Dutch jazz pioneer Jerry van Rooyen dies

Dutch jazz composer and arranger Jerry van Rooyen (birth name Jerry van Rooijen) died on September 14th. He was 80 years old.

Van Rooyen was born on December 31st, 1928 in the Hague, the Netherlands. Jerry took his first music lessons at age eight and immediately joined a brass band in his hometown as a trumpet player.

Van Rooyen studied for several years with the lead trumpet player of the Netherlands Symphonic Orchestra and further studied music at the Royal Conservatory in The Hague, where he eventually graduated as a music teacher. In 1944 Van Rooyen joined a Dutch revue show as first trumpet player. He toured Indonesia, America and Scandinavia with such famous Dutch and Scandinavian musicians as Ernst Van’t Hoff, Boyd Bachman, Bengt Hallberg, Ake Persson and Lars Gullin. In 1955 Jerry signed on as first trumpet player and arranger for the Dutch radio orchestra the Ramblers and performed with his own jazz combo in numerous Amsterdam nightclubs. Van Rooyen went to Paris, France in 1959, where he was a conductor and arranger for Fantana Records and worked with such artists as Michel Legrand, Claude Bolling and Gilbert Becaud.

Jerry van Rooyen / van Rooijen

In 1965 Jerry moved to Berlin, Germany and became the arranger for the S.F.B. Dance Orchestra.
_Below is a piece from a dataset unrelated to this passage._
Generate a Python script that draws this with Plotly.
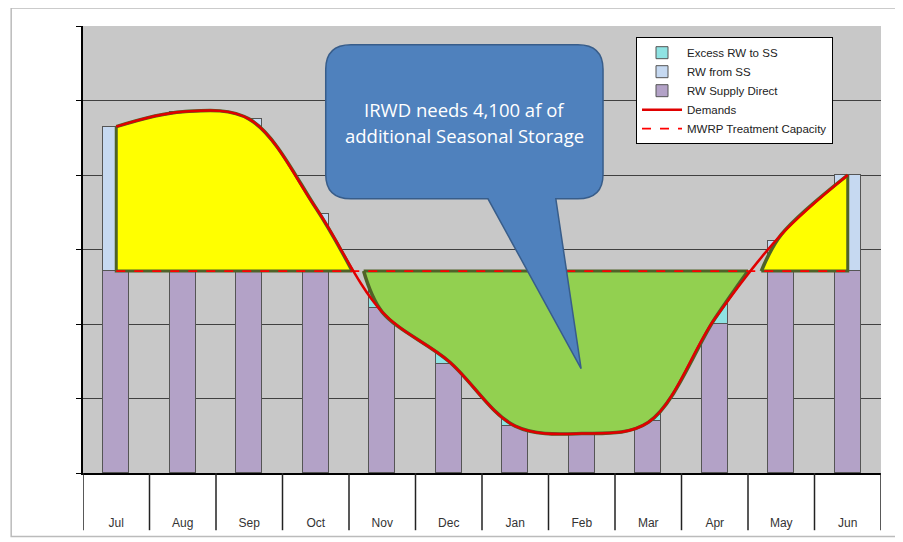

Van Rooyen composed the wonderfully groovy and offbeat experimental jazz scores for the Jess Franco pictures “Succubus,” “Red Lips,” and “Kiss Me, Monster.” Moreover, he also supplied the funky music for the films “The Vampire Happening,” “Castle of the Creeping Flesh,” “Death on a Rainy Day,” and “How Short is the Time for Love.” His marvelously hip composition “The Great Train Robbery” was used as the opening credits theme for the hilarious cult indie comedy “Free Enterprise.”
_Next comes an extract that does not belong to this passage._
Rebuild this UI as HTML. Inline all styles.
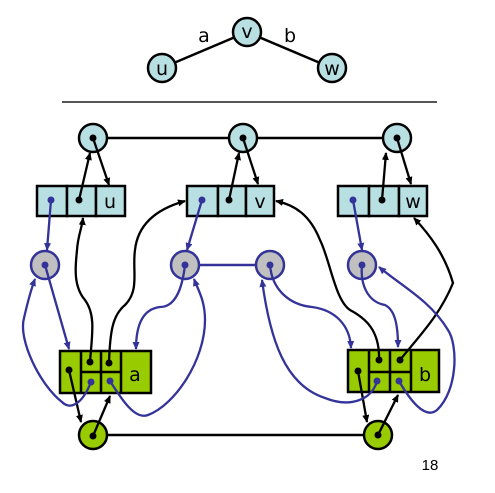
<!DOCTYPE html>
<html><head><meta charset="utf-8"><style>
html,body{margin:0;padding:0;background:#fff;}
svg{display:block;}
text{font-family:"DejaVu Sans","Liberation Sans",sans-serif;}
</style></head><body>
<svg width="495" height="493" viewBox="0 0 495 493" xmlns="http://www.w3.org/2000/svg">
<defs>
<marker id="ak" markerWidth="8" markerHeight="8" refX="7" refY="4" orient="auto" markerUnits="userSpaceOnUse"><path d="M0,0.5 L8,4 L0,7.5 Z" fill="#000"/></marker>
<marker id="ab" markerWidth="8" markerHeight="8" refX="7" refY="4" orient="auto" markerUnits="userSpaceOnUse"><path d="M0,0.5 L8,4 L0,7.5 Z" fill="#333399"/></marker>
</defs>
<!-- top small graph -->
<g stroke="#000" stroke-width="2.5">
<line x1="162" y1="68" x2="247" y2="32"/><line x1="247" y1="32" x2="332" y2="68"/>
</g>
<g fill="#b8e0e3" stroke="#000" stroke-width="2.5">
<circle cx="247" cy="32" r="14"/><circle cx="162" cy="68" r="14"/><circle cx="332" cy="68" r="14"/>
</g>
<g font-size="19" fill="#000" text-anchor="middle">
<text x="247" y="38">v</text><text x="162" y="75">u</text><text x="332" y="75">w</text>
<text x="204" y="42">a</text><text x="290" y="42">b</text>
</g>
<line x1="62" y1="102" x2="437" y2="102" stroke="#555" stroke-width="2"/>

<!-- vertex line -->
<line x1="93" y1="138" x2="397" y2="138" stroke="#000" stroke-width="2.5"/>
<line x1="93" y1="435" x2="378" y2="435" stroke="#000" stroke-width="2.5"/>
<line x1="185" y1="265" x2="270" y2="265" stroke="#333399" stroke-width="2.5"/>

<!-- light blue boxes -->
<g fill="#b8e0e3" stroke="#000" stroke-width="2.5">
<rect x="37" y="186" width="30" height="30"/><rect x="67" y="186" width="29" height="30"/><rect x="96" y="186" width="29" height="30"/>
<rect x="187" y="186" width="31" height="30"/><rect x="218" y="186" width="28" height="30"/><rect x="246" y="186" width="28" height="30"/>
<rect x="338" y="186" width="31" height="30"/><rect x="369" y="186" width="30" height="30"/><rect x="399" y="186" width="28" height="30"/>
</g>
<g font-size="19" fill="#000" text-anchor="middle">
<text x="110" y="208">u</text><text x="260" y="208">v</text><text x="413" y="208">w</text>
</g>

<!-- vertex circles -->
<g fill="#b8e0e3" stroke="#000" stroke-width="2.5">
<circle cx="93" cy="138" r="14"/><circle cx="243" cy="138" r="14"/><circle cx="397" cy="138" r="14"/>
</g>
<!-- gray circles -->
<g fill="#c0c0c0" stroke="#333399" stroke-width="2.5">
<circle cx="45" cy="265" r="14"/><circle cx="185" cy="265" r="14"/><circle cx="270" cy="265" r="14"/><circle cx="362" cy="265" r="14"/>
</g>

<!-- green boxes -->
<g fill="#99cc00" stroke="#000" stroke-width="2.5">
<rect x="60" y="351" width="91" height="42"/>
<line x1="81" y1="351" x2="81" y2="393"/><line x1="101" y1="351" x2="101" y2="393"/><line x1="121" y1="351" x2="121" y2="393"/>
<line x1="81" y1="372" x2="121" y2="372"/>
<rect x="348" y="350" width="91" height="42"/>
<line x1="369" y1="350" x2="369" y2="392"/><line x1="390" y1="350" x2="390" y2="392"/><line x1="411" y1="350" x2="411" y2="392"/>
<line x1="369" y1="372" x2="411" y2="372"/>
<circle cx="93" cy="435" r="14"/><circle cx="378" cy="435" r="14"/>
</g>
<g font-size="19" fill="#000" text-anchor="middle">
<text x="135" y="381">a</text><text x="425" y="381">b</text>
</g>

<!-- black edges -->
<g fill="none" stroke="#000" stroke-width="2.3" marker-end="url(#ak)">
<line x1="79" y1="200" x2="90" y2="153"/><line x1="93" y1="138" x2="109" y2="185"/>
<line x1="229" y1="200" x2="239" y2="153"/><line x1="243" y1="138" x2="258" y2="184"/>
<line x1="382" y1="200" x2="386" y2="153"/><line x1="397" y1="138" x2="411" y2="184"/>
<path d="M90,362 C92,335 96,315 85,300 C72,285 76,262 77,250 C78,235 82,228 83,218"/>
<path d="M109,363 C110,330 113,315 125,305 C140,290 132,270 135,250 C138,222 160,208 185,201"/>
<path d="M379,360 C380,330 365,318 350,310 C335,300 330,260 320,240 C310,215 295,205 276,201"/>
<path d="M400,360 C420,335 440,315 453,283 C445,255 430,235 414,218"/>
<line x1="69" y1="370" x2="81" y2="422"/><line x1="93" y1="436" x2="110" y2="396"/>
<line x1="358" y1="371" x2="367" y2="422"/><line x1="378" y1="435" x2="398" y2="395"/>
</g>

<!-- blue edges -->
<g fill="none" stroke="#333399" stroke-width="2.3" marker-end="url(#ab)">
<line x1="51" y1="200" x2="47" y2="250"/>
<line x1="45" y1="265" x2="69" y2="349"/>
<path d="M91,382 C82,405 70,410 62,402 C40,385 18,340 24,318 C27,305 30,292 35,279"/>
<line x1="202" y1="200" x2="187" y2="250"/>
<path d="M185,265 C182,290 175,307 160,307 C143,309 136,325 136,349"/>
<path d="M110,381 C122,400 135,420 148,415 C175,405 205,360 205,320 C205,300 198,290 194,279"/>
<path d="M270,265 C272,290 290,305 312,307 C335,310 350,325 351,348"/>
<path d="M377,381 C372,400 350,408 325,398 C285,385 270,340 262,280"/>
<line x1="353" y1="200" x2="362" y2="250"/>
<path d="M362,265 C360,285 368,302 385,305 C395,310 398,325 398,347"/>
<path d="M399,381 C410,400 425,420 437,410 C458,390 458,345 448,330 C430,300 400,285 379,267"/>
</g>

<!-- dots -->
<g fill="#000">
<circle cx="93" cy="138" r="3.5"/><circle cx="243" cy="138" r="3.5"/><circle cx="397" cy="138" r="3.5"/>
<circle cx="79" cy="200" r="3.5"/><circle cx="229" cy="200" r="3.5"/><circle cx="382" cy="200" r="3.5"/>
<circle cx="69" cy="370" r="3.5"/><circle cx="90" cy="362" r="3.5"/><circle cx="109" cy="363" r="3.5"/>
<circle cx="358" cy="371" r="3.5"/><circle cx="379" cy="360" r="3.5"/><circle cx="400" cy="360" r="3.5"/>
<circle cx="93" cy="436" r="3.5"/><circle cx="378" cy="435" r="3.5"/>
</g>
<g fill="#333399">
<circle cx="51" cy="200" r="3.5"/><circle cx="202" cy="200" r="3.5"/><circle cx="353" cy="200" r="3.5"/>
<circle cx="45" cy="265" r="3.5"/><circle cx="185" cy="265" r="3.5"/><circle cx="270" cy="265" r="3.5"/><circle cx="362" cy="265" r="3.5"/>
<circle cx="91" cy="382" r="3.5"/><circle cx="110" cy="381" r="3.5"/>
<circle cx="377" cy="381" r="3.5"/><circle cx="399" cy="381" r="3.5"/>
</g>

<text x="430" y="470" font-size="15" fill="#000" text-anchor="middle" style="font-family:'Liberation Sans',sans-serif">18</text>
</svg>
</body></html>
Van Rooyen wrote the opening theme of the Olympic Games in Munich in 1972. He then returned to the Netherlands, where he worked as both a producer and program director for the AVRO radio station as well as continued producing and arranging for various jazz orchestras all over the world. In 1985 Van Rooyen became the director of the WDR Radio Big Band and toured all over Asia. Jerry van Rooyen’s brother Ack Van Rooyen is a renowned trumpet and flugelhorn player.